● **The task**
In the entries below, print exactly the lines from the first through the one with "const values = [12, 57, 16, 15];", both included, and none of the pictures.

* BEGIN Supplied data *

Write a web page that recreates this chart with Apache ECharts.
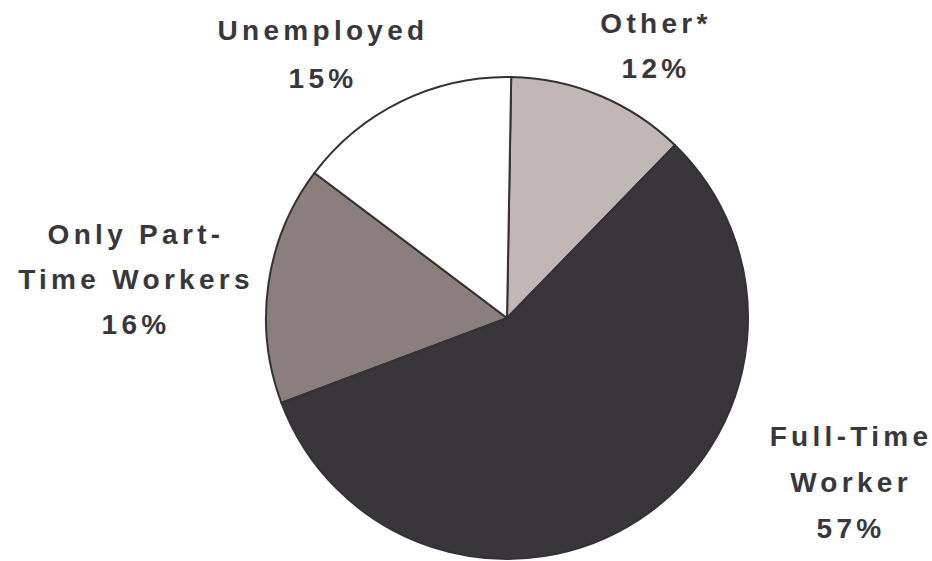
<!DOCTYPE html>
<html>
<head>
<meta charset="utf-8">
<script src="https://cdn.jsdelivr.net/npm/echarts@6/dist/echarts.min.js"></script>
<style>
  html, body { margin: 0; padding: 0; background: #ffffff; }
  #chart { width: 932px; height: 561px; }
  /* wide tracking on the slice labels */
  #chart svg text { letter-spacing: 4.3px; }
</style>
</head>
<body>
<div id="chart"></div>
<script>
// Share of households by work status (percent)
const categories = ['Other*', 'Full-Time Worker', 'Only Part-Time Workers', 'Unemployed'];
const labelLines = ['Other*', 'Full-Time\nWorker', 'Only Part-\nTime Workers', 'Unemployed'];
const values = [12, 57, 16, 15];

const colors = ['#c1b7b4', '#38363b', '#8b7f7b', '#ffffff'];
// label block centres, in pixels, per slice
const labelPos = [
  { x: 656, y: 46, lh: 45 },
  { x: 851, y: 482, lh: 46 },
  { x: 136, y: 279, lh: 45 },
  { x: 323, y: 54, lh: 48 }
];

const chart = echarts.init(document.getElementById('chart'), null, { renderer: 'svg' });

chart.setOption({
  animation: false,
  backgroundColor: '#ffffff',
  series: [{
    type: 'pie',
    center: [507, 318],
    radius: 241,
    startAngle: 89,
    clockwise: true,
    avoidLabelOverlap: false,
    silent: true,
    itemStyle: { borderColor: '#333236', borderWidth: 2 },
    label: {
      show: true,
      position: 'outside',
      color: '#38383c',
      fontFamily: 'Liberation Sans, Arial, sans-serif',
      fontWeight: 'bold',
      fontSize: 28,
      align: 'center',
      formatter: p => labelLines[p.dataIndex] + '\n' + p.value + '%'
    },
    labelLine: { show: false },
    labelLayout: p => ({
      x: labelPos[p.dataIndex].x,
      y: labelPos[p.dataIndex].y,
      align: 'center',
      verticalAlign: 'middle'
    }),
    data: categories.map((name, i) => ({
      name: name,
      value: values[i],
      itemStyle: { color: colors[i] },
      label: { lineHeight: labelPos[i].lh }
    }))
  }]
});
</script>
</body>
</html>
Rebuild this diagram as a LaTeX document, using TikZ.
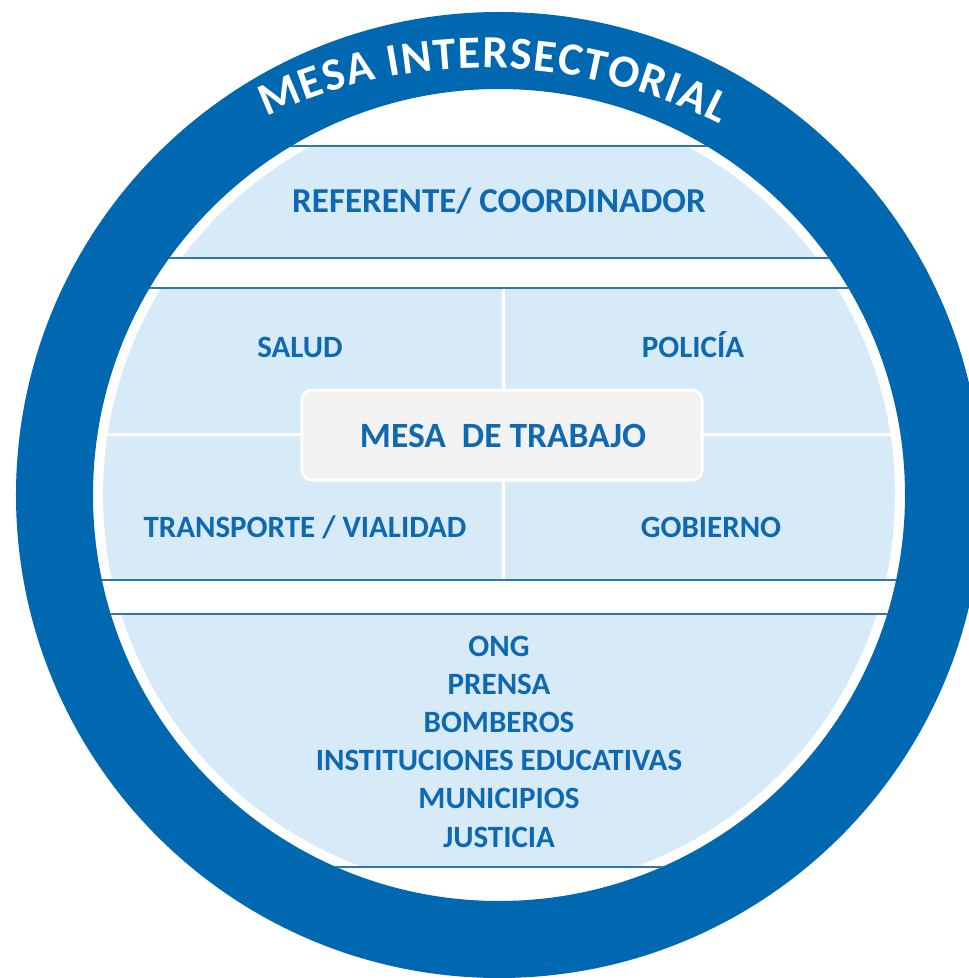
\documentclass[tikz,border=0pt]{standalone}
\usepackage{fontspec}
\setmainfont{Carlito}
\usetikzlibrary{calc,decorations.text}
\definecolor{ringblue}{RGB}{0,103,177}
\definecolor{bandblue}{RGB}{214,234,248}
\definecolor{lineblue}{RGB}{46,117,182}
\definecolor{textblue}{RGB}{14,105,178}
\definecolor{boxgray}{RGB}{242,242,242}

\begin{document}
\begin{tikzpicture}[x=1pt,y=1pt,
  lbl/.style={text=textblue,font=\bfseries\fontsize{31}{38}\selectfont,anchor=base,inner sep=0pt},
  edge/.style={lineblue,line width=2pt},
  split/.style={white,line width=3pt}]
\useasboundingbox (-499,-483) rectangle (470,495);
\fill[white] (-499,-483) rectangle (470,495);
\coordinate (O) at (0,0); \coordinate (T) at (-14,-90);
\fill[ringblue,even odd rule] (O) circle (483) (O) circle (406);
\begin{scope}
\clip (O) circle (396);
\fill[bandblue] (-400,237) rectangle (400,349);
\fill[bandblue] (-400,-85) rectangle (400,207);
\fill[bandblue] (-400,-372) rectangle (400,-119);
\draw[split] (5,207) -- (5,-85); \draw[split] (-400,61) -- (400,61);
\end{scope}
\begin{scope}
\clip (O) circle (406);
\foreach \y in {349,237,207,-85,-119,-372} \draw[edge] (-410,\y) -- (410,\y);
\end{scope}
\path[decorate,decoration={text along path,text color=white,text align=fit to path,
  text={|\bfseries\fontsize{46}{46}\selectfont|MESA INTERSECTORIAL}}]
  ($(T)+(115:517)$) arc[start angle=115,end angle=63,radius=517];
\node[draw=white,line width=3pt,fill=boxgray,rounded corners=10pt,minimum width=400,minimum height=90] (trabajo) at (3,60) {};
\node[lbl,font=\bfseries\fontsize{35.5}{35.5}\selectfont] (mesa) at (4,48) {MESA\ \ DE TRABAJO};
\node[lbl,font=\bfseries\fontsize{35}{35}\selectfont] (ref) at (0,282) {REFERENTE/ COORDINADOR};
\node[lbl] (salud) at (-199,138) {SALUD};
\node[lbl] (policia) at (194,138) {POLICÍA};
\node[lbl] (transporte) at (-194,-42) {TRANSPORTE / VIALIDAD};
\node[lbl] (gobierno) at (212,-42) {GOBIERNO};
\foreach \t [count=\i] in {ONG,PRENSA,BOMBEROS,INSTITUCIONES EDUCATIVAS,MUNICIPIOS,JUSTICIA}
  \node[lbl] (org\i) at (0,{-161-38.2*(\i-1)}) {\t};
\end{tikzpicture}
\end{document}
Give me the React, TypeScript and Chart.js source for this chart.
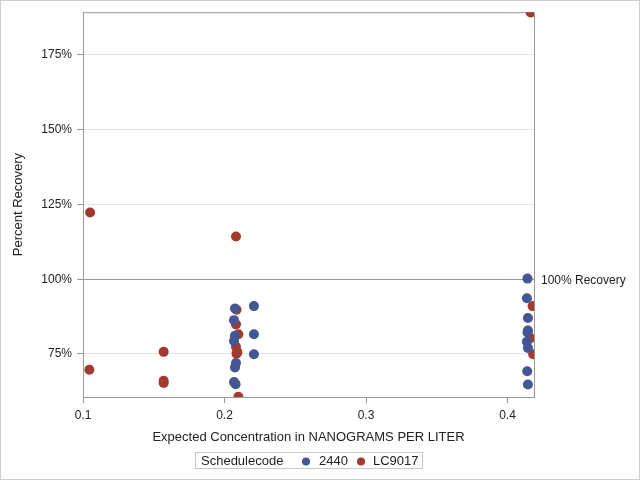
import React, { useEffect, useRef } from "react";
import { Chart, registerables } from "chart.js";

Chart.register(...registerables);

// ---- data ----
const seriesNames = ["2440", "LC9017"];
const legendTitle = "Schedulecode";
const xTitle = "Expected Concentration in NANOGRAMS PER LITER";
const yTitle = "Percent Recovery";
const refLabel = "100% Recovery";
const refValue = 100;

const xTicks = [0.1, 0.2, 0.3, 0.4];
const yTicks = [75, 100, 125, 150, 175];

const s2440X = [
  0.2074, 0.2067, 0.2074, 0.2067, 0.2081, 0.2074, 0.2067, 0.2078,
  0.2208, 0.2208, 0.2208,
  0.4141, 0.4137, 0.4144, 0.4144, 0.4141, 0.4137, 0.4144, 0.4139, 0.4144,
];
const s2440Y = [
  90.2, 86.3, 81.1, 79.3, 72.0, 70.5, 65.6, 64.9,
  91.0, 81.6, 74.9,
  100.2, 93.6, 87.0, 82.8, 82.2, 79.1, 77.0, 69.2, 64.8,
];

const lc9017X = [
  0.105, 0.1045,
  0.157, 0.157, 0.157,
  0.2081, 0.2085, 0.2081, 0.2098, 0.2081, 0.2091, 0.2085, 0.2098,
  0.4163, 0.4177, 0.4163, 0.4181,
];
const lc9017Y = [
  122.3, 69.7,
  75.7, 66.0, 65.3,
  114.3, 89.8, 84.9, 81.6, 77.4, 75.6, 75.1, 60.7,
  189.2, 91.0, 80.3, 74.9,
];

const colors = ["#445694", "#A23A2E"];

const FONT = '"Liberation Sans", Arial, sans-serif';

export default function App() {
  const ref = useRef<HTMLCanvasElement | null>(null);

  useEffect(() => {
    const canvas = ref.current;
    if (!canvas) return;

    const decor = {
      id: "decor",
      beforeDatasetsDraw(chart: any) {
        const { ctx, chartArea } = chart;
        const y = chart.scales.y.getPixelForValue(refValue);
        ctx.save();
        ctx.strokeStyle = "#999999";
        ctx.lineWidth = 1;
        ctx.beginPath();
        ctx.moveTo(chartArea.left, Math.round(y) + 0.5);
        ctx.lineTo(chartArea.right, Math.round(y) + 0.5);
        // frame top & right
        ctx.moveTo(chartArea.left, chartArea.top + 0.5);
        ctx.lineTo(chartArea.right + 0.5, chartArea.top + 0.5);
        ctx.lineTo(chartArea.right + 0.5, chartArea.bottom);
        ctx.stroke();
        ctx.restore();
      },
      afterDraw(chart: any) {
        const { ctx, chartArea } = chart;
        ctx.save();
        // outer border
        ctx.strokeStyle = "#d0d0d0";
        ctx.lineWidth = 1;
        ctx.strokeRect(0.5, 0.5, 639, 479);

        ctx.fillStyle = "#222";
        ctx.font = `12px ${FONT}`;
        ctx.textBaseline = "middle";
        ctx.textAlign = "left";
        const y = chart.scales.y.getPixelForValue(refValue);
        ctx.fillText(refLabel, chartArea.right + 7, y + 1);

        // axis titles
        ctx.font = `13px ${FONT}`;
        ctx.textAlign = "center";
        ctx.fillText(xTitle, (chartArea.left + chartArea.right) / 2, 437);
        ctx.save();
        ctx.translate(18, (chartArea.top + chartArea.bottom) / 2);
        ctx.rotate(-Math.PI / 2);
        ctx.fillText(yTitle, 0, 0);
        ctx.restore();

        // legend
        const top = 453, h = 16, cy = top + h / 2 + 0.5;
        ctx.strokeStyle = "#c8c8c8";
        ctx.strokeRect(195.5, top - 0.5, 227, h);
        ctx.textAlign = "left";
        ctx.fillStyle = "#222";
        ctx.fillText(legendTitle, 201, cy);
        const dots = [306, 361];
        const texts = [319, 373];
        seriesNames.forEach((n, i) => {
          ctx.fillStyle = colors[i];
          ctx.beginPath();
          ctx.arc(dots[i], cy, 4, 0, Math.PI * 2);
          ctx.fill();
          ctx.fillStyle = "#222";
          ctx.fillText(n, texts[i], cy);
        });
        ctx.restore();
      },
    };

    const chart = new Chart(canvas, {
      type: "scatter",
      data: {
        datasets: [
          {
            label: seriesNames[0],
            data: s2440X.map((x, i) => ({ x, y: s2440Y[i] })),
            backgroundColor: colors[0],
            borderWidth: 0,
            pointRadius: 5,
            clip: 0,
          },
          {
            label: seriesNames[1],
            data: lc9017X.map((x, i) => ({ x, y: lc9017Y[i] })),
            backgroundColor: colors[1],
            borderWidth: 0,
            pointRadius: 5,
            clip: 0,
          },
        ],
      },
      options: {
        responsive: false,
        animation: false,
        layout: { padding: { left: 0, right: 106, top: 11, bottom: 0 } },
        plugins: {
          legend: { display: false },
          tooltip: { enabled: false },
        },
        scales: {
          x: {
            type: "linear",
            min: 0.1,
            max: 0.4187,
            afterBuildTicks: (s: any) => {
              s.ticks = xTicks.map((v) => ({ value: v }));
            },
            afterFit: (s: any) => {
              s.height = 83;
            },
            grid: { drawOnChartArea: false, tickLength: 6, color: "#999999" },
            border: { color: "#999999" },
            ticks: {
              padding: 5,
              autoSkip: false,
              maxRotation: 0,
              color: "#222",
              font: { family: FONT, size: 12 },
              callback: (v: any) => Number(v).toFixed(1),
            },
          },
          y: {
            type: "linear",
            min: 60.6,
            max: 189.3,
            afterBuildTicks: (s: any) => {
              s.ticks = yTicks.map((v) => ({ value: v }));
            },
            afterFit: (s: any) => {
              s.width = 83;
            },
            grid: { color: "#e4e4e4", tickColor: "#999999", tickLength: 6 },
            border: { color: "#999999" },
            ticks: {
              padding: 5,
              autoSkip: false,
              color: "#222",
              font: { family: FONT, size: 12 },
              callback: (v: any) => `${v}%`,
            },
          },
        },
      },
      plugins: [decor],
    });

    return () => chart.destroy();
  }, []);

  return (
    <div style={{ position: "absolute", left: 0, top: 0, width: 640, height: 480 }}>
      <canvas ref={ref} width={640} height={480} style={{ display: "block", width: 640, height: 480 }} />
    </div>
  );
}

* END Supplied data *

● **Answer to this task**
Write a web page that recreates this chart with Apache ECharts.
<!DOCTYPE html>
<html>
<head>
<meta charset="utf-8">
<script src="https://cdn.jsdelivr.net/npm/echarts@6/dist/echarts.min.js"></script>
<style>
  html, body { margin: 0; padding: 0; background: #ffffff; }
  #chart { width: 932px; height: 561px; }
  /* wide tracking on the slice labels */
  #chart svg text { letter-spacing: 4.3px; }
</style>
</head>
<body>
<div id="chart"></div>
<script>
// Share of households by work status (percent)
const categories = ['Other*', 'Full-Time Worker', 'Only Part-Time Workers', 'Unemployed'];
const labelLines = ['Other*', 'Full-Time\nWorker', 'Only Part-\nTime Workers', 'Unemployed'];
const values = [12, 57, 16, 15];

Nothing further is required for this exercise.